Tracking the stack index
Instead of storing the intermediate value 2 at [rsp - 8], the compiler
should store it at the next available stack address: [rsp - 16]. So when we
call compile_exp e2, we will need to let it know that [rsp - 16] is the new
first stack address.
We can implement this by adding an argument to compile_exp representing the
next available stack index:
let compile_exp (stack_index : int) exp = ...
Most of the time, this stack_index argument will remain unchanged through
recursive calls. But if we store something on the stack, we’ll need to update
it. Right now, we need to do that in exactly one place: that compile_exp e2
call. We’ll modify our code to store the intermediate value at [rsp +
stack_index], and to subtract 8 from the stack index for that recursive call:
let compile_exp stack_index exp =
match exp with
(* some cases elided... *)
| Lst [Sym "+"; e1; e2] ->
compile_exp stack_index e1
@ [Mov (MemOffset (Reg Rsp, Imm stack_index), Reg Rax)]

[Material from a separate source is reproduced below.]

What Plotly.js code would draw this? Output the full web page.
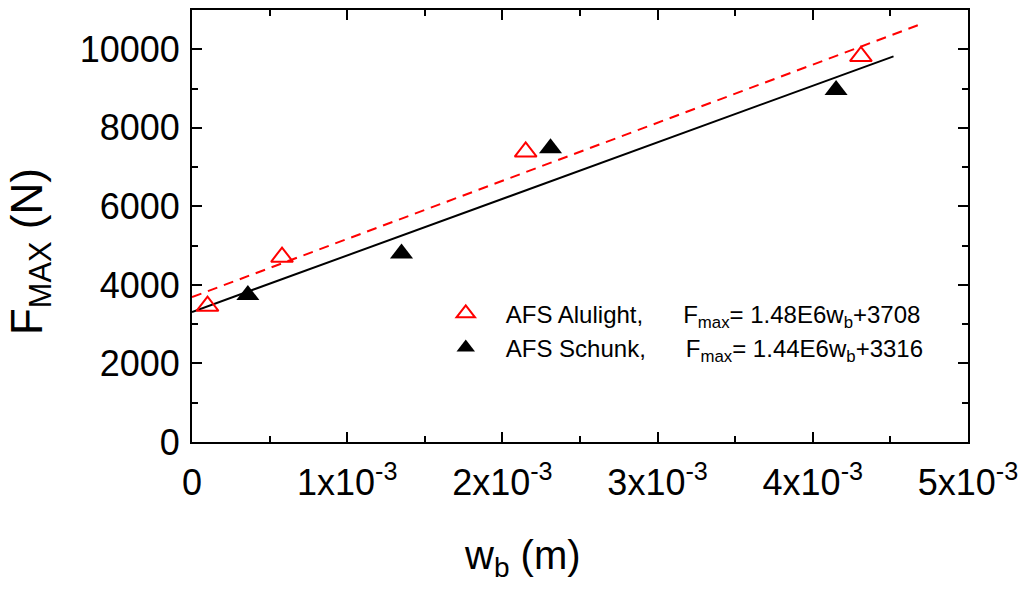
<!DOCTYPE html>
<html>
<head>
<meta charset="utf-8">
<script src="https://cdn.plot.ly/plotly-3.0.1.min.js"></script>
<style>
  body { margin: 0; background: #fff; }
  #graf { width: 1024px; height: 603px; }
</style>
</head>
<body>
<div id="graf"></div>
<script>
// measured points (w_b in m, F_max in N)
var alulightX = [0.10e-3, 0.58e-3, 2.15e-3, 4.31e-3];
var alulightY = [3460, 4710, 7390, 9820];
var schunkX = [0.36e-3, 1.35e-3, 2.31e-3, 4.15e-3];
var schunkY = [3740, 4800, 7480, 8960];

// fit line end points
var fitAluX = [0, 4.71e-3];
var fitAluY = [3690, 10660];
var fitSchX = [0, 4.52e-3];
var fitSchY = [3310, 9820];

var xTicks = [0, 1e-3, 2e-3, 3e-3, 4e-3, 5e-3];
var xTickText = ["0", "1x10<sup>-3</sup>", "2x10<sup>-3</sup>", "3x10<sup>-3</sup>",
                 "4x10<sup>-3</sup>", "5x10<sup>-3</sup>"];

var sp = "&nbsp;&nbsp;&nbsp;";
var gap = "&nbsp;&nbsp;&nbsp;&nbsp;&nbsp;&nbsp;";
var nameAlu = sp + "AFS Alulight," + gap + "F<sub>max</sub>= 1.48E6w<sub>b</sub>+3708";
var nameSch = sp + "AFS Schunk," + gap + "F<sub>max</sub>= 1.44E6w<sub>b</sub>+3316";

var font = "Liberation Sans, Arial, sans-serif";

var data = [
    {x: fitAluX, y: fitAluY, mode: 'lines', showlegend: false, hoverinfo: 'skip',
     line: {color: '#ff0000', width: 2, dash: '10px,7px'}},
    {x: fitSchX, y: fitSchY, mode: 'lines', showlegend: false, hoverinfo: 'skip',
     line: {color: '#000000', width: 2}},
    {x: alulightX, y: alulightY, mode: 'markers', name: nameAlu,
     marker: {symbol: 'triangle-up-open', size: 19, color: '#ff0000', line: {width: 2, color: '#ff0000'}}},
    {x: schunkX, y: schunkY, mode: 'markers', name: nameSch,
     marker: {symbol: 'triangle-up', size: 20, color: '#000000'}}
];

var axisCommon = {
    showgrid: false, zeroline: false,
    showline: true, linecolor: '#000', linewidth: 2, mirror: 'ticks',
    ticks: 'inside', ticklen: 10, tickwidth: 2, tickcolor: '#000',
    tickfont: {family: font, size: 36, color: '#000'}
};

var layout = {
    width: 1024, height: 603,
    margin: {l: 192, r: 56, t: 10, b: 161},
    paper_bgcolor: '#fff', plot_bgcolor: '#fff',
    font: {family: font, color: '#000'},
    xaxis: Object.assign({}, axisCommon, {
        range: [0, 5e-3], tickmode: 'array', tickvals: xTicks, ticktext: xTickText,
        ticklabelstandoff: 8,
        minor: {dtick: 0.5e-3, tick0: 0, ticks: 'inside', ticklen: 6, tickwidth: 2, tickcolor: '#000'}
    }),
    yaxis: Object.assign({}, axisCommon, {
        range: [0, 11000], dtick: 2000, tick0: 0, tickformat: 'd', ticklabelstandoff: 3,
        minor: {dtick: 1000, tick0: 0, ticks: 'inside', ticklen: 6, tickwidth: 2, tickcolor: '#000'}
    }),
    legend: {
        x: 0.327, y: 0.349, xanchor: 'left', yanchor: 'top',
        bgcolor: 'rgba(0,0,0,0)', borderwidth: 0,
        font: {family: font, size: 24, color: '#000'},
        tracegroupgap: 0
    },
    annotations: [
        {text: "w<sub>b</sub> (m)", xref: 'paper', yref: 'paper', x: 0.4265, y: -0.268,
         xanchor: 'center', yanchor: 'middle', showarrow: false,
         font: {family: font, size: 40, color: '#000'}},
        {text: "F<sub>MAX</sub> (N)", xref: 'paper', yref: 'paper', x: -0.209, y: 0.4416,
         xanchor: 'center', yanchor: 'middle', showarrow: false, textangle: -90,
         font: {family: font, size: 44, color: '#000'}}
    ],
    showlegend: true
};

Plotly.newPlot('graf', data, layout, {displayModeBar: false, staticPlot: true});
</script>
</body>
</html>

@ compile_exp (stack_index - 8) e2
@ [Mov (Reg R8, MemOffset (Reg Rsp, Imm stack_index))]
@ [Add (Reg Rax, Reg R8)]
We now get the following code for (+ 1 (+ 2 3)):
entry:
mov rax, 4
mov [rsp + -8], rax
mov rax, 8
mov [rsp + -16], rax
mov rax, 12
mov r8, [rsp + -16]
add rax, r8
mov r8, [rsp + -8]
add rax, r8
ret
This now works great! We’ve successfully implemented addition.
Other binary operations
Our code for the other binary operations we support looks similar:
let compile_exp stack_index exp =
match exp with
(* some cases elided... *)
| Lst [Sym "-"; e1; e2] ->
compile_exp stack_index e1
@ [Mov (MemOffset (Reg Rsp, Imm stack_index), Reg Rax)]
@ compile_exp (stack_index - 8) e2
@ [Mov (Reg R8, Reg Rax)]
@ [Mov (Reg Rax, MemOffset (Reg Rsp, Imm stack_index))]
@ [Sub (Reg Rax, Reg R8)]
| Lst [Sym "="; e1; e2] ->
compile_exp stack_index e1
@ [Mov (MemOffset (Reg Rsp, Imm stack_index), Reg Rax)]

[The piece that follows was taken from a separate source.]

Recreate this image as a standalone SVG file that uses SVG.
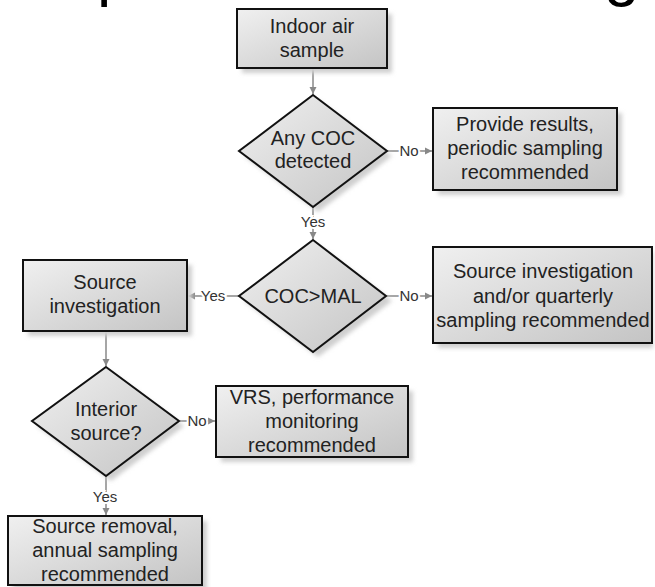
<svg xmlns="http://www.w3.org/2000/svg" width="655" height="587" viewBox="0 0 655 587">
<defs>
<linearGradient id="g" x1="0" y1="0" x2="1" y2="1">
<stop offset="0" stop-color="#f0f0f0"/>
<stop offset="1" stop-color="#c4c4c4"/>
</linearGradient>
<filter id="sh" x="-10%" y="-10%" width="130%" height="130%">
<feGaussianBlur stdDeviation="2"/>
</filter>
<marker id="ah" markerWidth="8" markerHeight="8" refX="7" refY="4" orient="auto" markerUnits="userSpaceOnUse">
<path d="M0,0.5 L7,4 L0,7.5 Z" fill="#888"/>
</marker>
<style>
.shape{fill:url(#g);stroke:#111;stroke-width:2}
.shadow{fill:#cfcfcf;filter:url(#sh)}
.t{font-family:"Liberation Sans",Arial,sans-serif;font-size:20px;fill:#222;text-anchor:middle}
.lbl{font-family:"Liberation Sans",Arial,sans-serif;font-size:15px;fill:#333;text-anchor:middle;stroke:#fff;stroke-width:4;paint-order:stroke}
.c{fill:none;stroke:#888;stroke-width:1.5}
.title{font-family:"Liberation Sans",Arial,sans-serif;font-size:64px;fill:#000}
</style>
</defs>
<rect width="655" height="587" fill="#fff"/>
<g id="title-fragment">
<text class="title" x="97" y="-6">p</text>
<text class="title" x="604" y="-6">g</text>
</g>
<g id="connectors">
<path class="c" d="M313,68 V94" marker-end="url(#ah)"/>
<path class="c" d="M387,151 H432" marker-end="url(#ah)"/>
<path class="c" d="M313,207 V239" marker-end="url(#ah)"/>
<path class="c" d="M239,296 H188" marker-end="url(#ah)"/>
<path class="c" d="M386,296 H432" marker-end="url(#ah)"/>
<path class="c" d="M106,331 V366" marker-end="url(#ah)"/>
<path class="c" d="M180,421 H215" marker-end="url(#ah)"/>
<path class="c" d="M106,477 V515" marker-end="url(#ah)"/>
<text class="lbl" x="409" y="156">No</text>
<text class="lbl" x="313" y="227">Yes</text>
<text class="lbl" x="213" y="301">Yes</text>
<text class="lbl" x="409" y="301">No</text>
<text class="lbl" x="197" y="426">No</text>
<text class="lbl" x="105" y="502">Yes</text>
</g>
<g id="n-indoor">
<rect class="shadow" x="242" y="14" width="150" height="59"/>
<rect class="shape" x="237" y="9" width="150" height="59"/>
<text class="t" x="312" y="33">Indoor air</text>
<text class="t" x="312" y="57">sample</text>
</g>
<g id="n-anycoc">
<path class="shadow" d="M318,100 L392,156 L318,212 L244,156 Z"/>
<path class="shape" d="M313,95 L387,151 L313,207 L239,151 Z"/>
<text class="t" x="313" y="145">Any COC</text>
<text class="t" x="313" y="168">detected</text>
</g>
<g id="n-provide">
<rect class="shadow" x="438" y="113" width="184" height="82"/>
<rect class="shape" x="433" y="108" width="184" height="82"/>
<text class="t" x="525" y="131">Provide results,</text>
<text class="t" x="525" y="155">periodic sampling</text>
<text class="t" x="525" y="179">recommended</text>
</g>
<g id="n-cocmal">
<path class="shadow" d="M318,245 L392,301 L318,357 L244,301 Z"/>
<path class="shape" d="M313,240 L386,296 L313,352 L239,296 Z"/>
<text class="t" x="313" y="303">COC&gt;MAL</text>
</g>
<g id="n-srcinv">
<rect class="shadow" x="28" y="265" width="164" height="71"/>
<rect class="shape" x="23" y="260" width="164" height="71"/>
<text class="t" x="105" y="289">Source</text>
<text class="t" x="105" y="313">investigation</text>
</g>
<g id="n-srcinv-quarterly">
<rect class="shadow" x="438" y="252" width="215" height="96"/>
<rect class="shape" x="433" y="247" width="219" height="96"/>
<text class="t" x="543" y="278">Source investigation</text>
<text class="t" x="543" y="303">and/or quarterly</text>
<text class="t" x="543" y="327">sampling recommended</text>
</g>
<g id="n-interior">
<path class="shadow" d="M111,372 L184,426 L111,481 L37,426 Z"/>
<path class="shape" d="M106,367 L179,421 L106,476 L32,421 Z"/>
<text class="t" x="106" y="416">Interior</text>
<text class="t" x="106" y="440">source?</text>
</g>
<g id="n-vrs">
<rect class="shadow" x="221" y="391" width="192" height="71"/>
<rect class="shape" x="216" y="386" width="192" height="71"/>
<text class="t" x="312" y="404">VRS, performance</text>
<text class="t" x="312" y="428">monitoring</text>
<text class="t" x="312" y="452">recommended</text>
</g>
<g id="n-removal">
<rect class="shadow" x="13" y="521" width="194" height="70"/>
<rect class="shape" x="8" y="516" width="194" height="69"/>
<text class="t" x="105" y="533">Source removal,</text>
<text class="t" x="105" y="557">annual sampling</text>
<text class="t" x="105" y="581">recommended</text>
</g>
</svg>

@ compile_exp (stack_index - 8) e2
@ [Mov (Reg R8, MemOffset (Reg Rsp, Imm stack_index))]
@ [Cmp (Reg Rax, Reg R8)]
@ zf_to_bool
| Lst [Sym "<"; e1; e2] ->
compile_exp stack_index e1
@ [Mov (MemOffset (Reg Rsp, Imm stack_index), Reg Rax)]
@ compile_exp (stack_index - 8) e2
@ [Mov (Reg R8, MemOffset (Reg Rsp, Imm stack_index))]
@ [Cmp (Reg R8, Reg Rax)]
@ lf_to_bool
< uses lf_to_bool, which calls setl instead of setz. setl reads the
SF and OF flags; after a comparison operation, it will set its operand to
1 if the first comparison argument was strictly less than the second.